Фонарик снова зашарил по земле.
— Товарищ начальник! — Данилов узнал голос оперуполномоченного Самохина. — Собака взяла след, довела до кинотеатра «Горн», там след потеряла. Но мы нашли вот что.
Данилов зажёг фонарь и увидел, что Самохин держит шинель, обыкновенную красноармейскую шинель с зелёными треугольниками защитных петлиц на воротнике.
— Ну и что? — спросил Данилов просто так, на всякий случай.
— Вы посмотрите! — Самохин подставил воротник шинели под свет фонаря.
И Данилов увидел разорванную ткань и бурые пятна. Он потрогал воротник рукой.

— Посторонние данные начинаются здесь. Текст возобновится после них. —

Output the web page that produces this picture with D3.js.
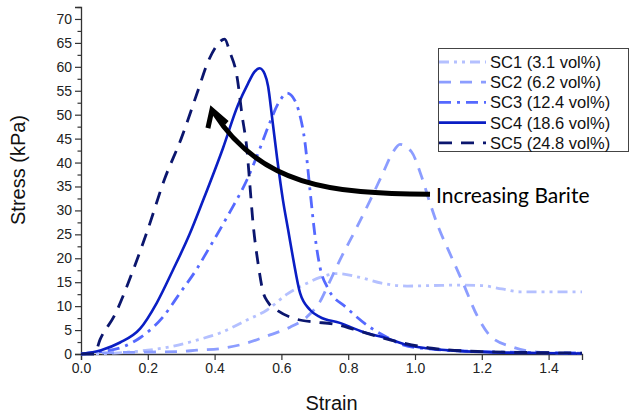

Грубое сукно было ещё совсем сырым.
— Так, — сказал Данилов, — так. А где нашли?
— Метрах в ста за углом. Собака облаяла.
— Понятно. Что ещё?
— Найдено семь гильз от парабеллума, — ответил невидимый в темноте Муравьёв. — Кроме того, рядом с убитым лежит парабеллум.
— Документы?
— Красноармейская книжка на имя Реброва Ильи Фёдоровича. Видимо, поддельная.
— Ну это не нам решать, а экспертам. Как милиционеры?
— Отправлены в госпиталь.
— Пусть Поляков поедет туда и допросит их, если это, конечно, возможно. Лейтенант и шофёр дали показания?
— Да.
— Отпустите их. Впрочем, подождите. — Данилов подошёл к машине, осветил фонарём группу людей: — Как фамилия лейтенанта?
— Ильин, — подсказал Самохин.
— Товарищ Ильин! — позвал Данилов.
От группы отделилась высокая фигура, и Данилов скорее догадался, чем увидел, что лейтенант совсем ещё молод, наверное, недавно из училища.
— Товарищ Ильин! — Данилов подошёл к нему, крепко пожал руку. — Большое спасибо за помощь.
— Да что вы, товарищ! Это мой, так сказать, долг.
— Следуете на фронт?
— Так точно!
— Впервые?
— Да, — после паузы смущённо ответил Ильин.
— Да вы не смущайтесь! Судя по сегодняшнему, воевать вы будете отлично. Ещё раз спасибо и счастливого пути.
20 октября 04.30. МУРНе успел Данилов раздеться, как зазвонил внутренний телефон. Голос начальника МУРа был спокоен и чуть хрипловат.
— Ну что у тебя, Иван Александрович?
— Пока ничего утешительного.
— Сколько их было?
— Трое. Один убит, один ранен.
— Взяли?
— Нет, скрылся.
Начальник помолчал немного, потом сказал:
— Ладно, бери все вещественные доказательства по делу и заходи ко мне.
— Когда?
— Прямо сейчас.
В полутёмном коридоре Данилов столкнулся с заместителем начальника Серебровским.
— Ты это куда, Иван, со шмотками, на базар?
— Да нет, Серёжа, «на ковёр».
— А это, стало быть, твои клиенты напали на КПП?
— Теперь вроде мои.
— Ну давай, ни пуха…
— К чёрту!
— Грубый ты человек, Данилов, — шутливо ужаснулся Серебровский.
— Так, время такое, — принимая его тон, ответил Данилов и уже у дверей приёмной, обернувшись, хотел спросить Серебровского, почему его людям по сей день не заменили шинели, но заместитель начальника словно растворился в полумраке коридора, только вдалеке запели половицы под тяжестью его шагов.